● Direction:
Print exactly those lines that run from the beginning of the data to the line bearing "const borders = ['#000000', '#00a020', '#1c48a8', '#ff0000'];", inclusive.

● Input data:
++++++

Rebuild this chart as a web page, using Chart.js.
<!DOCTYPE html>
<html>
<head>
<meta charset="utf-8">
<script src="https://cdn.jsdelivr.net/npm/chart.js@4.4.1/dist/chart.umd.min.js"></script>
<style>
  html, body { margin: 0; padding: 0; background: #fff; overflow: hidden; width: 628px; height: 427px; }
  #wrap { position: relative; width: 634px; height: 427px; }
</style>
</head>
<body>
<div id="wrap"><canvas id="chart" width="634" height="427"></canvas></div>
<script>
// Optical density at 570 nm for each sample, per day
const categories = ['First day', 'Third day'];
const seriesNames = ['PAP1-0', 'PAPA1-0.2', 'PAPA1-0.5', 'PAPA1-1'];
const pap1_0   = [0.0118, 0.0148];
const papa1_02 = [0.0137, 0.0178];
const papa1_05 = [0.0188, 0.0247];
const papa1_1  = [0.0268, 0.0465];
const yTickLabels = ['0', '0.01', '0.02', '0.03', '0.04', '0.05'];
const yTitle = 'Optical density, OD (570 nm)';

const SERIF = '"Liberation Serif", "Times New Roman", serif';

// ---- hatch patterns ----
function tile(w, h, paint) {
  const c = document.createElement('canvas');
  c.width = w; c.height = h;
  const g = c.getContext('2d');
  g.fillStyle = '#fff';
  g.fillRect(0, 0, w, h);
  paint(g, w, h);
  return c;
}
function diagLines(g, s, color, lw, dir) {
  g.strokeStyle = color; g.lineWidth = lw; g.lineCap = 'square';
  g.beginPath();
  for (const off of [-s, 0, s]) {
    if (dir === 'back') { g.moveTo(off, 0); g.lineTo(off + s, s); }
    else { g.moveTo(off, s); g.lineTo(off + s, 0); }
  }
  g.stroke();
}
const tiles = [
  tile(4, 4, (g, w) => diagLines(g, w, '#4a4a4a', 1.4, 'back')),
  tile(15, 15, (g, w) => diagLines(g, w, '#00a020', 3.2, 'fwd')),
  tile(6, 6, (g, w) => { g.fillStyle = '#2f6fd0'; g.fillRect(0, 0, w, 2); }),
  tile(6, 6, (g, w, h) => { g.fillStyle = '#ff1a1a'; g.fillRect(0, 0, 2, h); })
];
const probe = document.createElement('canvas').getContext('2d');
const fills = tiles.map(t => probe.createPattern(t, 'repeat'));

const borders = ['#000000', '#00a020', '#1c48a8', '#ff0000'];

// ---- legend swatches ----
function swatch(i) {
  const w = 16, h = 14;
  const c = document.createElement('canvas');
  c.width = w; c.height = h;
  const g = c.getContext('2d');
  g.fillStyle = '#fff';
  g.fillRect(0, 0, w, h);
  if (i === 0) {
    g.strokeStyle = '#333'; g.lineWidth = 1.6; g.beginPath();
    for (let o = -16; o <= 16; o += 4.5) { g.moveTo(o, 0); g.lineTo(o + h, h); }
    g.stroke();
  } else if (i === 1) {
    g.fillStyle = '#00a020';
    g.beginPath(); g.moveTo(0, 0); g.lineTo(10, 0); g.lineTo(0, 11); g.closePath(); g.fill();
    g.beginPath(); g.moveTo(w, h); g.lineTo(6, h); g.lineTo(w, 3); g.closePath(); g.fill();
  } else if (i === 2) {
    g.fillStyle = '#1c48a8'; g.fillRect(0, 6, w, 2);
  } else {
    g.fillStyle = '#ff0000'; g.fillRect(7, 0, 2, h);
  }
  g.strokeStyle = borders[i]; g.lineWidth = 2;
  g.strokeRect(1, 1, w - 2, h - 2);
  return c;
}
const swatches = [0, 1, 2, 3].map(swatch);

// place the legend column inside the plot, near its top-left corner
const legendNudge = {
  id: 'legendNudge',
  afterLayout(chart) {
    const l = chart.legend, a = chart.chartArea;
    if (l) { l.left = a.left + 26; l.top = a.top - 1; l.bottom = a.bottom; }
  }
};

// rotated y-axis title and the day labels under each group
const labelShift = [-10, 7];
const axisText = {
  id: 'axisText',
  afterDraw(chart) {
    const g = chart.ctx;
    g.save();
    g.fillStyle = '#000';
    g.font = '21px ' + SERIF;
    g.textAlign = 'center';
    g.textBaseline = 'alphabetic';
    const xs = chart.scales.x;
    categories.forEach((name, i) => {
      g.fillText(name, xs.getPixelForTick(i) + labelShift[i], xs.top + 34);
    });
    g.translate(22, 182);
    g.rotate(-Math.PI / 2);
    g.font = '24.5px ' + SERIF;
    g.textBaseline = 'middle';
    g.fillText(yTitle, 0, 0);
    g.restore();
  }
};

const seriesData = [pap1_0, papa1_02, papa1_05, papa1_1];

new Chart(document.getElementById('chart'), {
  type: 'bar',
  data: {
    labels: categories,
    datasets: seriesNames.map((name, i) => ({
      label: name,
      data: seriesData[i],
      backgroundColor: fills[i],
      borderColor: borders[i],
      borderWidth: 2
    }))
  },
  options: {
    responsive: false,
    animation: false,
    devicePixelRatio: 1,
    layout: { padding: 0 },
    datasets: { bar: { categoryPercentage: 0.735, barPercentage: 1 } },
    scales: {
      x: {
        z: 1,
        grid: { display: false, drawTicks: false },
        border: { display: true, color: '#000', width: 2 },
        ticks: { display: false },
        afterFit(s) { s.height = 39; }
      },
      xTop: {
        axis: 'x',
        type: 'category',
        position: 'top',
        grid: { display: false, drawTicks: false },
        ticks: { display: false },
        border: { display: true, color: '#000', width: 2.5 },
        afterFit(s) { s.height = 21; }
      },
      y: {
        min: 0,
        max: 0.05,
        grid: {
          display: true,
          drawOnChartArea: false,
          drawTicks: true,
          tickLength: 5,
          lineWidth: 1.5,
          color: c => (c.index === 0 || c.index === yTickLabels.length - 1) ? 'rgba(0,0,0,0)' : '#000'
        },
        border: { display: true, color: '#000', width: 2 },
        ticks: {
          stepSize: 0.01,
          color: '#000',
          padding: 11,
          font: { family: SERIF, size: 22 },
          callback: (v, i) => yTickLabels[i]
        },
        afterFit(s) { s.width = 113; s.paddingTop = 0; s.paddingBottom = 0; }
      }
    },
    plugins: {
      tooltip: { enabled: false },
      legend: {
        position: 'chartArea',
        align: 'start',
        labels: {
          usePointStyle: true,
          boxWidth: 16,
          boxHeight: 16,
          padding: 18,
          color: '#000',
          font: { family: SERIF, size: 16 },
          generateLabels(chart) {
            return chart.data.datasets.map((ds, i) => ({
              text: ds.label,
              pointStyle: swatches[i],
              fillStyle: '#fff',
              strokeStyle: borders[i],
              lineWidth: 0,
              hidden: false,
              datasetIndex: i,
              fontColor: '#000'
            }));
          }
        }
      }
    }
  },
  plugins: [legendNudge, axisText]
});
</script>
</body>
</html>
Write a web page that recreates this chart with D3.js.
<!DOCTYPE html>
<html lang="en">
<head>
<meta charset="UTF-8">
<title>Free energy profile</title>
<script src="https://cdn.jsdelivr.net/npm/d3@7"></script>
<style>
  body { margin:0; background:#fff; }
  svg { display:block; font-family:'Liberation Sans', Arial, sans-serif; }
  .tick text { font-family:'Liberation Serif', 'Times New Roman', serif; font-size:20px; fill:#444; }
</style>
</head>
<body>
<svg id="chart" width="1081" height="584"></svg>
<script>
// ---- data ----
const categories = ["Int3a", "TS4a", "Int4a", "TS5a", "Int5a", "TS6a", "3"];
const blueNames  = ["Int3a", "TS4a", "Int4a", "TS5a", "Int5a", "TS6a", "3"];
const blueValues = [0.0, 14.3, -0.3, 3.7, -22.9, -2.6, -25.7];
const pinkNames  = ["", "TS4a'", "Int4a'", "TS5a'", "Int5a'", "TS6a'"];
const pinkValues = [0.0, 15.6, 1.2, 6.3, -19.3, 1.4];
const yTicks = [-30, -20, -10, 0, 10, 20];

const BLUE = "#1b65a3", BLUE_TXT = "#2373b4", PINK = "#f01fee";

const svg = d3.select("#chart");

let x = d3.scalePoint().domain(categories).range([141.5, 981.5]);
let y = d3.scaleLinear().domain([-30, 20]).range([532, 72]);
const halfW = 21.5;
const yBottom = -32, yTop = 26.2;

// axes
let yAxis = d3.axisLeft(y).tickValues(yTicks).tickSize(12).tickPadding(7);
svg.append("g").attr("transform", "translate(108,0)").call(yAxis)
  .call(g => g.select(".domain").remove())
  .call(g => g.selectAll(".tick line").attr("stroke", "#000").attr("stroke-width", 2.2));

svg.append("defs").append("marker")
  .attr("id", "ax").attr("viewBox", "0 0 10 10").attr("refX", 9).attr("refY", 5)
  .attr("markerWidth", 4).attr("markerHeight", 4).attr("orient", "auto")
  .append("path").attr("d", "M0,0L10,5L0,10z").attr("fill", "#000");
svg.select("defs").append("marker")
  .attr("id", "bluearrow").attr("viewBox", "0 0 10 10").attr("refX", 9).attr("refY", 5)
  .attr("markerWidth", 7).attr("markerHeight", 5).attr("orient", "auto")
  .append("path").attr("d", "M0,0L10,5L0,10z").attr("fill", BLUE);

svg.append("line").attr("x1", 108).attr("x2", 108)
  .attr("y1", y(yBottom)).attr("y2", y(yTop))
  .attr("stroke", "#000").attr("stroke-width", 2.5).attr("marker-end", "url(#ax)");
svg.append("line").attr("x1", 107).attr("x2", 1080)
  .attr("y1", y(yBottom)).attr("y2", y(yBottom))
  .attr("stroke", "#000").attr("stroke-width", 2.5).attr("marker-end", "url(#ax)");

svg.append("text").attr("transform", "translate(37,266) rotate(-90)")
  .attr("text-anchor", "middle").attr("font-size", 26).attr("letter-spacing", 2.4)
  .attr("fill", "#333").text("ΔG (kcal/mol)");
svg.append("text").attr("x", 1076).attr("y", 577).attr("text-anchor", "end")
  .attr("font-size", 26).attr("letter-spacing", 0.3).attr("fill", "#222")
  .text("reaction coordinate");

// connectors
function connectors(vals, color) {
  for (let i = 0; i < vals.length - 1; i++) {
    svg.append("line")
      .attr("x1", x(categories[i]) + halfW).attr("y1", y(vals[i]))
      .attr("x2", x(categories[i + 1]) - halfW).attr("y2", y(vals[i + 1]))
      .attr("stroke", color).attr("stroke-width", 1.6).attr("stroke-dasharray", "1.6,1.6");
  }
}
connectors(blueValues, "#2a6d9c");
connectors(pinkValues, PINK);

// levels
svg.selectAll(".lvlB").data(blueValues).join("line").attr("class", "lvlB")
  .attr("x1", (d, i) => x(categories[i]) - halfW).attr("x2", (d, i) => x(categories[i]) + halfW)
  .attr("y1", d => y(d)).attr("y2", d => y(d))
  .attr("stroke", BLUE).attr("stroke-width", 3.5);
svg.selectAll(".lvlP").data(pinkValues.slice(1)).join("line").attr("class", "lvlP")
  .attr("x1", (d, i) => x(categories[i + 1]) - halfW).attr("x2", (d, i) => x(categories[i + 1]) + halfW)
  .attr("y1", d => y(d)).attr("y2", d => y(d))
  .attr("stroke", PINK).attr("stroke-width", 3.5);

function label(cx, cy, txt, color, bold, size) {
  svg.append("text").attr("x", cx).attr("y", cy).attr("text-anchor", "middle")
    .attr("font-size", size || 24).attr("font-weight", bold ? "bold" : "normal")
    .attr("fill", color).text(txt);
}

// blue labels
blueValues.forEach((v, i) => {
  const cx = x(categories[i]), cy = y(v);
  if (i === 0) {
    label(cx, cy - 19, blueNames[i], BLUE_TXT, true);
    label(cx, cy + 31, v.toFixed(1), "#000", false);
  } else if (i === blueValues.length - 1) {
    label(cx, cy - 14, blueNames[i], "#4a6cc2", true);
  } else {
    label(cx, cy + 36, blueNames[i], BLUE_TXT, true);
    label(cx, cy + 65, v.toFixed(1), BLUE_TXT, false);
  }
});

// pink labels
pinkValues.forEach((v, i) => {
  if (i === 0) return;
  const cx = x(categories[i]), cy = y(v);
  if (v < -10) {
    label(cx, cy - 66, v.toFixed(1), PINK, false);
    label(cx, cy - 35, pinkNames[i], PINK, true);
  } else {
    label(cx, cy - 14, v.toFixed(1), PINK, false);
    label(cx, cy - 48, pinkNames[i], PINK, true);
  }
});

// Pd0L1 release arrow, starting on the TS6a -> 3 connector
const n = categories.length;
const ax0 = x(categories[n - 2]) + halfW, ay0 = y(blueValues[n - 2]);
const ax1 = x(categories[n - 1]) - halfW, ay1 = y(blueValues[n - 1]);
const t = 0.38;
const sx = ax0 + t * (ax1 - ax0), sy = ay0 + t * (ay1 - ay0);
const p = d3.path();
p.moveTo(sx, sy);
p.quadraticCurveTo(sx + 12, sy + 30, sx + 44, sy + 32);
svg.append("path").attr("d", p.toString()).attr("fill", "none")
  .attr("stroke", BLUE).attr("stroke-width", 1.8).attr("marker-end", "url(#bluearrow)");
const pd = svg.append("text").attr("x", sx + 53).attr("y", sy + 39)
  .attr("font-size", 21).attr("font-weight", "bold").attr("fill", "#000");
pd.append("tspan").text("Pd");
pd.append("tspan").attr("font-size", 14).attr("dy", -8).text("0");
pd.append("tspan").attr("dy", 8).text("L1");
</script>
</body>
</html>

++++++

● Result:
Rebuild this chart as a web page, using Chart.js.
<!DOCTYPE html>
<html>
<head>
<meta charset="utf-8">
<script src="https://cdn.jsdelivr.net/npm/chart.js@4.4.1/dist/chart.umd.min.js"></script>
<style>
  html, body { margin: 0; padding: 0; background: #fff; overflow: hidden; width: 628px; height: 427px; }
  #wrap { position: relative; width: 634px; height: 427px; }
</style>
</head>
<body>
<div id="wrap"><canvas id="chart" width="634" height="427"></canvas></div>
<script>
// Optical density at 570 nm for each sample, per day
const categories = ['First day', 'Third day'];
const seriesNames = ['PAP1-0', 'PAPA1-0.2', 'PAPA1-0.5', 'PAPA1-1'];
const pap1_0   = [0.0118, 0.0148];
const papa1_02 = [0.0137, 0.0178];
const papa1_05 = [0.0188, 0.0247];
const papa1_1  = [0.0268, 0.0465];
const yTickLabels = ['0', '0.01', '0.02', '0.03', '0.04', '0.05'];
const yTitle = 'Optical density, OD (570 nm)';

const SERIF = '"Liberation Serif", "Times New Roman", serif';

// ---- hatch patterns ----
function tile(w, h, paint) {
  const c = document.createElement('canvas');
  c.width = w; c.height = h;
  const g = c.getContext('2d');
  g.fillStyle = '#fff';
  g.fillRect(0, 0, w, h);
  paint(g, w, h);
  return c;
}
function diagLines(g, s, color, lw, dir) {
  g.strokeStyle = color; g.lineWidth = lw; g.lineCap = 'square';
  g.beginPath();
  for (const off of [-s, 0, s]) {
    if (dir === 'back') { g.moveTo(off, 0); g.lineTo(off + s, s); }
    else { g.moveTo(off, s); g.lineTo(off + s, 0); }
  }
  g.stroke();
}
const tiles = [
  tile(4, 4, (g, w) => diagLines(g, w, '#4a4a4a', 1.4, 'back')),
  tile(15, 15, (g, w) => diagLines(g, w, '#00a020', 3.2, 'fwd')),
  tile(6, 6, (g, w) => { g.fillStyle = '#2f6fd0'; g.fillRect(0, 0, w, 2); }),
  tile(6, 6, (g, w, h) => { g.fillStyle = '#ff1a1a'; g.fillRect(0, 0, 2, h); })
];
const probe = document.createElement('canvas').getContext('2d');
const fills = tiles.map(t => probe.createPattern(t, 'repeat'));

const borders = ['#000000', '#00a020', '#1c48a8', '#ff0000'];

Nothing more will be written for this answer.